Si on perd ce coin de terrain qui est en dehors du parc, où il y a eu de l’activité récréotouristique dans les dernières années, on perd un beau terrain de jeu
, croit Guy Bernatchez.
On ne se fera pas de cachettes : c’est la Haute-Gaspésie qui va être touchée par les mesures de protection du caribou.
Environnement Vert Plus chatouille
le préfet
Par ailleurs, Guy Bernatchez critique vertement l’organisme Environnement Vert Plus et les pressions de son porte-parole, Pascal Bergeron, afin de mettre en œuvre des mesures pour protéger le caribou.
Cet organisme a réitéré au début de la semaine sa demande d’instaurer un moratoire sur les coupes forestières dans l’aire de répartition du caribou, une prise de position qui chatouille
le préfet de la Haute-Gaspésie.
Ça devient malaisant pour nous parce que c'est nous qui habitons le territoire, c'est nous qui sommes ici. Ça devient agaçant d'entendre certains propos. Moi, je trouve que la vérité est pas mal barouettée d'un bord puis de l'autre, avec des discours extrémistes par rapport aux activités humaines près du parc de la Gaspésie
, lâche-t-il.
Pascal Bergeron rejette ces critiques. Pendant les audiences publiques [de la commission], tout le monde, y compris l'industrie, est venu dire que le rétablissement du caribou passait par la restauration de son habitat. On ne pourra pas restaurer l'habitat du caribou en continuant à couper dedans, à moins que M. Bernatchez ait des solutions magiques à nous proposer.

Pascal Bergeron est le porte-parole d'Environnement Vert Plus.
Photo : Radio-Canada / Louis Pelchat-Labelle
L'écologiste insiste aussi sur le fait que la Haute-Gaspésie n'est pas la seule zone concernée par les mesures de protection du caribou et par les revendications d'Environnement Vert Plus.

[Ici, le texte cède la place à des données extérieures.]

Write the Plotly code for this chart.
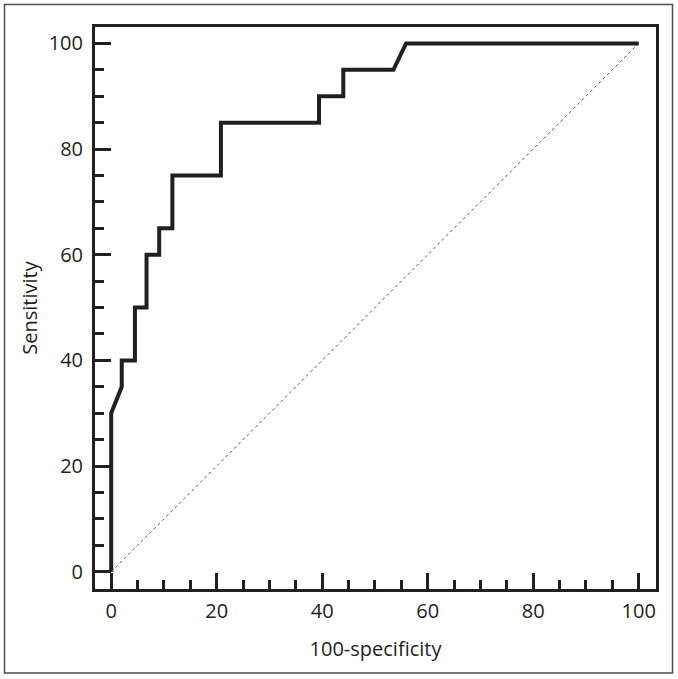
import plotly.graph_objects as go

# ROC curve values (100-specificity, sensitivity)
fpr = [0, 0, 2.0, 2.0, 4.5, 4.5, 6.7, 6.7, 9.1, 9.1, 11.6, 11.6, 20.8, 20.8, 39.4, 39.4, 44.0, 44.0, 53.5, 55.9, 100]
tpr = [0, 30, 35, 40, 40, 50, 50, 60, 60, 65, 65, 75, 75, 85, 85, 90, 90, 95, 95, 100, 100]
ref_x = [0, 100]
ref_y = [0, 100]
tick_vals = [0, 20, 40, 60, 80, 100]
x_title = "100-specificity"
y_title = "Sensitivity"

FONT = "Open Sans"
INK = "#231f20"
FS = 20

fig = go.Figure()
fig.add_trace(go.Scatter(x=ref_x, y=ref_y, mode="lines",
                         line=dict(color="#555555", width=1, dash="dot"),
                         hoverinfo="skip", showlegend=False))
fig.add_trace(go.Scatter(x=fpr, y=tpr, mode="lines",
                         line=dict(color=INK, width=4),
                         showlegend=False))

L, R, T, B = 95, 22, 27, 90
W, H = 678, 679
pw, ph = W - L - R, H - T - B

def axis(rng, title, standoff):
    return dict(
        range=rng, tickvals=tick_vals, ticks="inside", ticklen=16, tickwidth=3,
        tickcolor=INK, showline=True, linecolor=INK, linewidth=3, mirror=True,
        showgrid=False, zeroline=False,
        tickfont=dict(family=FONT, size=FS, color=INK),
        minor=dict(ticks="inside", ticklen=9, tickwidth=3, tickcolor=INK, dtick=5, tick0=0, showgrid=False),
        title=dict(text=title, font=dict(family=FONT, size=FS, color=INK), standoff=standoff),
    )

xa = axis([-3.07, 103.28], x_title, 19)
xa["ticklabelstandoff"] = 2
ya = axis([-3.27, 103.1], y_title, 6)
ya["ticklabelstandoff"] = 5

def px2paper_x(px):
    return (px - L) / pw

def px2paper_y(py):
    return (H - B - py) / ph

fig.update_layout(
    width=W, height=H,
    margin=dict(l=L, r=R, t=T, b=B),
    paper_bgcolor="white", plot_bgcolor="white",
    xaxis=xa, yaxis=ya,
    shapes=[dict(type="rect", xref="paper", yref="paper",
                 x0=px2paper_x(4.5), x1=px2paper_x(672.5),
                 y0=px2paper_y(673), y1=px2paper_y(4.5),
                 line=dict(color="#4d4d4d", width=1.5), layer="below")],
)

fig.write_html("out.html", config={"displayModeBar": False},
               post_script="document.body.style.margin='0';document.body.style.overflow='hidden';")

La partie sud de l'aire de répartition du caribou de la Gaspésie déborde largement dans une zone d'aménagement forestier qui concerne des industriels des MRC d'Avignon et de Bonaventure, qui sont les MRC où Environnement Vert Plus est actif
, ajoute-t-il.
C'est Québec qui aura le dernier mot, lorsque le gouvernement rendra publique sa stratégie finale sur le caribou forestier et montagnard, d'ici la fin du mois de juin 2023.